I believe that the Government do not want this anomaly and that, in October, the Minister saw that the argument in favour of it was nonsense. Given that the ruling stated that where fossil fuel-derived alcohols are used no ROC will be issued, even for the biomass-derived portion of the biodiesel involved, will he-or whoever speaks on behalf of the Government-take up the suggestion that we made in October to have 0.9 of a ROC to recognise such a truly renewable biofuel and the greenness of the energy provided by it? Electricity generators cannot receive the renewable obligation on electricity that is produced from that fuel. That is despite the fact that the fuel element is so comparatively small and despite the fact that the majority of the fuel is truly recycled from the waste stream and would have no other purpose.

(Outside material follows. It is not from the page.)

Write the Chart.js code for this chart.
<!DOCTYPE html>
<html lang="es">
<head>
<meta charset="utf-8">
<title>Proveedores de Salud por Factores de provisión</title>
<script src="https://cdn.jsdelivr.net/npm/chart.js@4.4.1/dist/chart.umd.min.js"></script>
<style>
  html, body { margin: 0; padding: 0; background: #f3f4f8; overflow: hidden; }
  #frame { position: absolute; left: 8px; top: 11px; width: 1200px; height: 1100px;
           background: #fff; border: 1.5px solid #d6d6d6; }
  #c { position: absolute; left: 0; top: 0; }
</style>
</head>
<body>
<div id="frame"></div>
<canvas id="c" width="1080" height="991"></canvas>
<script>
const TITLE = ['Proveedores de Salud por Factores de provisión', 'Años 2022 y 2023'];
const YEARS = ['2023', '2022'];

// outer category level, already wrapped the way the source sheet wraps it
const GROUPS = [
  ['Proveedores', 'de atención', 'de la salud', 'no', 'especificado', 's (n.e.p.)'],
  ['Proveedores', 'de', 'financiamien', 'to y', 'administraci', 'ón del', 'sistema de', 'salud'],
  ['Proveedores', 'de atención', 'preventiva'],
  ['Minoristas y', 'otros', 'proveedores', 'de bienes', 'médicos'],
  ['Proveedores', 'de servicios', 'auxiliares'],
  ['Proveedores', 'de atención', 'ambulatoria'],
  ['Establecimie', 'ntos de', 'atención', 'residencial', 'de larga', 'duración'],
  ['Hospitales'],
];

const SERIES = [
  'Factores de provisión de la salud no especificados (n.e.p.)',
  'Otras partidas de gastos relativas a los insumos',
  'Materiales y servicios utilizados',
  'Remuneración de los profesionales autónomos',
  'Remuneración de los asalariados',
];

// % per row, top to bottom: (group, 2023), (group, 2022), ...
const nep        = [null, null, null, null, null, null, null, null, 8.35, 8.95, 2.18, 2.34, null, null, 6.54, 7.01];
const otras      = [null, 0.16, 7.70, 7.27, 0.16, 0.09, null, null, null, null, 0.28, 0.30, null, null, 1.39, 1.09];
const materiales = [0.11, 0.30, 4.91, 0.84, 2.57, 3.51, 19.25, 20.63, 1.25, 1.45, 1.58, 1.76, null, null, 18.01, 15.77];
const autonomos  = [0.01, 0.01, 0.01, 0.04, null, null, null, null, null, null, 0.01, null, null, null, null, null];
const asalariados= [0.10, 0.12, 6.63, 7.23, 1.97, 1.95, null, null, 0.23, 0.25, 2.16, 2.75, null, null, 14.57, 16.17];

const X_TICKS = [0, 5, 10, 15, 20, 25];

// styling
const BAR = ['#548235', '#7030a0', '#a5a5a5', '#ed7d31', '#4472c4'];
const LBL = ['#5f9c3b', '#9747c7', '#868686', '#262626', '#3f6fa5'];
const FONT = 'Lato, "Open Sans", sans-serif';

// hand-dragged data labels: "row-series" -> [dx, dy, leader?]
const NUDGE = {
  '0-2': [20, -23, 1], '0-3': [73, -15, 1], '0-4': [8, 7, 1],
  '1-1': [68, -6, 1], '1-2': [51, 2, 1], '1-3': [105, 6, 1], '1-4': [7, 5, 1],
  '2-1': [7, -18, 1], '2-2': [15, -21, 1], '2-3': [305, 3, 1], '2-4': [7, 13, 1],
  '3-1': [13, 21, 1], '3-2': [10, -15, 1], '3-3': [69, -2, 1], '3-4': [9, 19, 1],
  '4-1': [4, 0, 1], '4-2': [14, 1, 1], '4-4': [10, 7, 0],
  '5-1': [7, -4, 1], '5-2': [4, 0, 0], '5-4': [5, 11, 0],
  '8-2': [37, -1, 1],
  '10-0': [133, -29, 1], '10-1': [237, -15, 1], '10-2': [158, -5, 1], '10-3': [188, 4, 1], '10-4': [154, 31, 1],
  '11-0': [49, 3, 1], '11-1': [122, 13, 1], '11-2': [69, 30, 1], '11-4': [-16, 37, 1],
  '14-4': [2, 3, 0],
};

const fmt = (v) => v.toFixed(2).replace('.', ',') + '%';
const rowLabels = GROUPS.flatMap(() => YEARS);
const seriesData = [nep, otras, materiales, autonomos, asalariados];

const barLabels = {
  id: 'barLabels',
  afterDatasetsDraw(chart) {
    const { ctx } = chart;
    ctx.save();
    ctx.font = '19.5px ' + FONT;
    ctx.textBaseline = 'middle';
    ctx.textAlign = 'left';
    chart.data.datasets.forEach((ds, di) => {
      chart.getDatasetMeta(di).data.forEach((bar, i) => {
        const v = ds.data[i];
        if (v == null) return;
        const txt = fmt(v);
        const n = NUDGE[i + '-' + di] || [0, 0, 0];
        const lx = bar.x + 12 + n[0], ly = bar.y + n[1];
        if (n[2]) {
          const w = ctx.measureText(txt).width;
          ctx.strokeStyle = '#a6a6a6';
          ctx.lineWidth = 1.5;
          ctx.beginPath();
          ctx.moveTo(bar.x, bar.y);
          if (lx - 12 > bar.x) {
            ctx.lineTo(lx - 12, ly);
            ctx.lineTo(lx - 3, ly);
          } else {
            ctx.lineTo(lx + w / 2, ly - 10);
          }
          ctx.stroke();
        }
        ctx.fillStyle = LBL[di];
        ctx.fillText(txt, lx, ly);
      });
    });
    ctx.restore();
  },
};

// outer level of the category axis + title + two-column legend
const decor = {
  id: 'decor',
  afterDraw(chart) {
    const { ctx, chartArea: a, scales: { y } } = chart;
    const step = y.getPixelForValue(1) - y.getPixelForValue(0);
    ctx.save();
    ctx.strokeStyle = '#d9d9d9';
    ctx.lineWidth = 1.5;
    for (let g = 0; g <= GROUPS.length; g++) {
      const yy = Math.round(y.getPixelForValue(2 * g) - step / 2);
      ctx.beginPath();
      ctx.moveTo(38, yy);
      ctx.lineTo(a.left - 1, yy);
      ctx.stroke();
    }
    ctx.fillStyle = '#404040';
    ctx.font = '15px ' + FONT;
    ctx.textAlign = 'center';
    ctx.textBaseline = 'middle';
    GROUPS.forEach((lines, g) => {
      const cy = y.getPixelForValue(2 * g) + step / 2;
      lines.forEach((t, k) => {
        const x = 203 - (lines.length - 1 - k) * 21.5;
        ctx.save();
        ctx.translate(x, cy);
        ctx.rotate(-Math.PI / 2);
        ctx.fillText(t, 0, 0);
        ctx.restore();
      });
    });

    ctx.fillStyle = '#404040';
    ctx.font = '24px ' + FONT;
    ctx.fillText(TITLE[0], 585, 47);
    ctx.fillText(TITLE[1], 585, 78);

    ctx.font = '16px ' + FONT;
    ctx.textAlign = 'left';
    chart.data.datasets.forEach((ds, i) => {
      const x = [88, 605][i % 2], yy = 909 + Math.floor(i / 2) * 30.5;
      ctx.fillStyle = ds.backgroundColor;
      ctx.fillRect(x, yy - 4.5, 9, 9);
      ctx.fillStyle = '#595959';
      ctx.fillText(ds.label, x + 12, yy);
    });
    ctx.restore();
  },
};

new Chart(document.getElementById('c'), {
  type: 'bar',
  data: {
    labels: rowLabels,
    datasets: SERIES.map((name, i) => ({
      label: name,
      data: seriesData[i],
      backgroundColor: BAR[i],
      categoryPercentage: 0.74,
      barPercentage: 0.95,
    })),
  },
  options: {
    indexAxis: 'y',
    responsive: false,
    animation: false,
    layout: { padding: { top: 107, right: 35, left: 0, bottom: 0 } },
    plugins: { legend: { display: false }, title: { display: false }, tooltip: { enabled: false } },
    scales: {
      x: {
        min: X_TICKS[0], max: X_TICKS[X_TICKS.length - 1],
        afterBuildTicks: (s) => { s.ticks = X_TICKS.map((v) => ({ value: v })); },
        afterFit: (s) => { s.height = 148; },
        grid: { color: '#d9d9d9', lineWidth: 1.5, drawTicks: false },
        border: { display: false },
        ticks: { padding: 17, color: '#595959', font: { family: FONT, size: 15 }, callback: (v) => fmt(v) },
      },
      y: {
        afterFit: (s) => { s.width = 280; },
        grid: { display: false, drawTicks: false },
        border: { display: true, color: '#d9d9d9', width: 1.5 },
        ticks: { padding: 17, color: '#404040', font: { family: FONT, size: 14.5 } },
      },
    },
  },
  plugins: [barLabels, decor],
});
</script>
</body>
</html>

There was widespread industry reaction to the Ofgem ruling on the basis that exclusion from the scheme would not encourage the generation of renewable energy-something that we have talked about at length tonight. Ofgem itself has concluded that its ruling ran counter to the desires of the majority of respondents to the 2008 consultation. Ofgem has further admitted that the issues that many such respondents raised are policy decisions that are the responsibility of the Department of Energy and Climate Change and are outside the remit of Ofgem's role as the scheme's administrator.

I have raised this issue in a sitting of the Energy and Climate Change Committee, in which we discussed low-carbon technologies in a green economy-I note that our acting Chairman, the hon. Member for Sherwood (Paddy Tipping), is nodding. When I raised it with Greg Archer of the Low Carbon Vehicle Partnership, he did not hold back; as I have said, he described the situation as a "bonkers anomaly". He is not the only expert who has misgivings about the situation. I hope that the Minister will update me regarding the possibility of introducing a 0.9 ROC. He has agreed to investigate that idea, and I am sure that he will have made some progress in that regard. Used cooking oil can produce significant carbon savings and is an excellent way of using a waste product to create energy, but it currently seems to be uneconomic for many producers to do that. Will the Minister re-examine the legislation covering the treatment of biodiesel that is produced from used cooking oil to see whether anything can be done to iron out the anomaly? I would also welcome a statement on the implementation of the renewable energy directive.

Mr. David Jones: Before my hon. Friend leaves that point, will she enlighten the House as to what form of fossil fuel is comprised in that 0.1 of a ROC or that 10 per cent., of cooking oil? I should not have thought that cooking oil could possibly comprise any fossil fuel.

Anne Main: I probably have not explained that point well enough. Some 89 per cent. of the fuel will be from used cooking oil and 11 per cent. will be from the methanol that is used, which is derived from gas. That is the fossil fuel element that has unfortunately given rise to the bonkers anomaly.